Как в свое время прекрасное человеческое тело явилось «одеждой» вочеловечившегося Христа, так и он сам ныне и присно является прекрасной «одеждой» блаженных, святых и мучеников, и никто не в состоянии совлечь с них эту одежду, даже уничтожив их тело, члены, кости (648D—649А).
Красота Христа находится практически за пределом словесного описания, поэтому о ней не так часто пишут исихасты. Более доступна человеческому восприятию и пониманию красота и совершенство Матери Иисуса и о ней много и восторженно писал глава позднего исихазма Палама.
Причастность Девы Марии к непостижимому таинству вочеловечивания возвысила её в глазах христиан до самого Бога. Палама восхваляет Деву-Матерь как уникальную границу между тварным и божественным естеством, как умонепостигаемое вместилище Невместимого. «Она — слава сущих на земле, наслаждение сущих на небе, украшение всего творения» (PG 151, 177В).
Царь всего «возжелал таинственной красоты сей Приснодевы», сошел с небес и осенил ее (461 D). В ней свершилось «формирование» «воплотившегося Слова Божия». С этого момента она превзошла всех людей, став единственным посредником между ними и Богом. Сына Божия она сделала Сыном Человеческим, людей же вознесла до сынов Бога; «землю онебесила и род людской обожила». Она стала царицей всякой земной и премирной твари; возвышеннейшей царицей над самыми возвышенными и блаженнейшей — над всеми блаженными (465АВ). Палама сравнивает Богоматерь с солнцем и небом и, наконец, представляет её средоточием и совокупностью всех красот мира. Бог, пишет о, н, когда пожелал открыто показать людям и ангелам «образ всего прекрасного» и истинное свое подобие, «создал её в высшей степени всепрекрасной, соединив в ней в одно целое те черты, которыми он украсил все в отдельности; явив в ней мир, сочетающий видимые и невидимые блага; лучше же сказать, — явив её целостной совокупностью и высшей красотою всех божественных, ангельских и человеческих красот, украшающей оба мира, от земли восходящей и до неба достигающей» (468АВ).
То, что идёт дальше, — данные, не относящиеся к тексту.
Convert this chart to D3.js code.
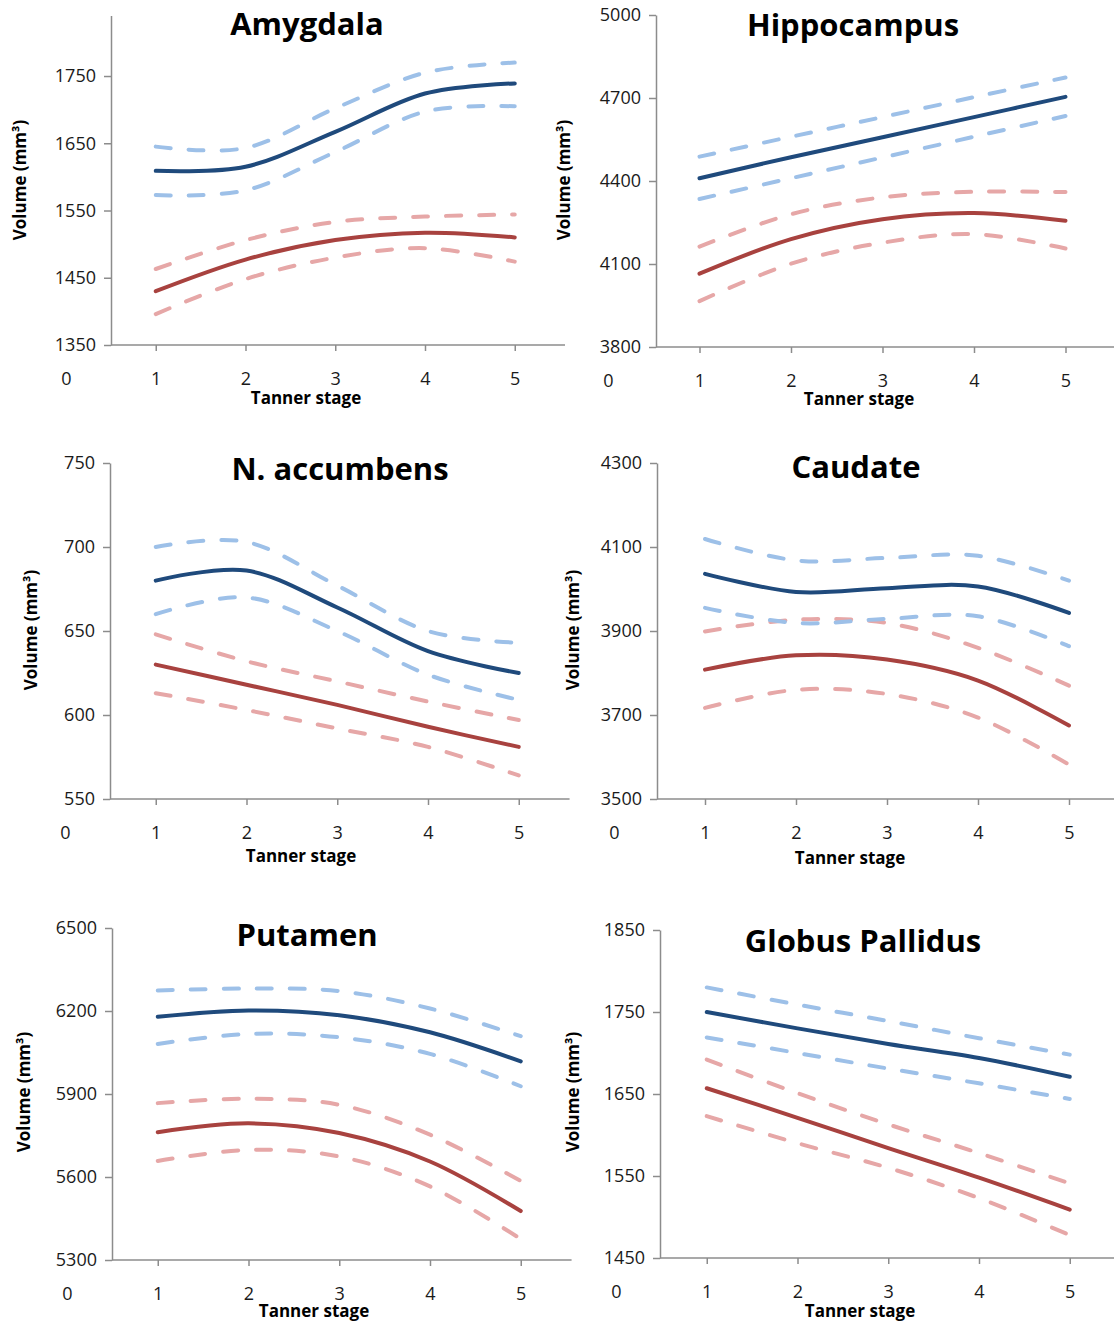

Своим вознесением на небо по Успении вместе с «богопрославленным телом» Богородица соединила дольний мир с горним и воссылает оттуда на землю «светлейшие — и божественнейшие сияния и благодати», просвещая ими всю земную юдоль. Все лучшие дарования, которыми от века были наделены прекраснейшие из людей и ангелов, сосредоточены в Богоматери во всей полноте и целостности. Никакое слово не в силах изобразить «богосиянную красоту» Девы-Богоматери (469А). Она — «вместилище всех бла-годатей и исполнение всякой благородной красоты», она светлее света и более исполнена цветения, чем небесный рай; более прекрасная, чем весь видимый и невидимый мир; она — «хранительница и распорядительница богатств Божества» (469А — 473А).
Воспев образ Богоматери в столь высоко эстети-зированной форме, Палама фактически, может быть наиболее полно во всей святоотеческой традиции, выразил словесно эстетический идеал православия. Сформулированный на закате византийской культуры, он. уже мало что мог дать этой культуре, но его значение для средневековых культур славянского мира и особенно для Древней Руси трудно переоценить. Он вдохновил бесчисленных древнерусских иконописцев на создание галереи непревзойденных по духовной красоте, возвышенности и лиричности образов Богоматери, составивших, может быть, основу бесценного фонда древнерусской живописи.
Обращаясь к духовной красоте, святоотеческая эстетика палеологовского времени достаточно регулярно связывает её с особым познанием, которое осуществляется без посредства слов, разума, логического мышления и оказывается, как правило, более глубоким, чем понятийное познание. Григорий Палама, например, был убежден, что «красота сущего», т. е. всего тварного мира, несет знание о Боге и чрез неё мы могли бы познать Его, но не познали (PG, 151, 477А).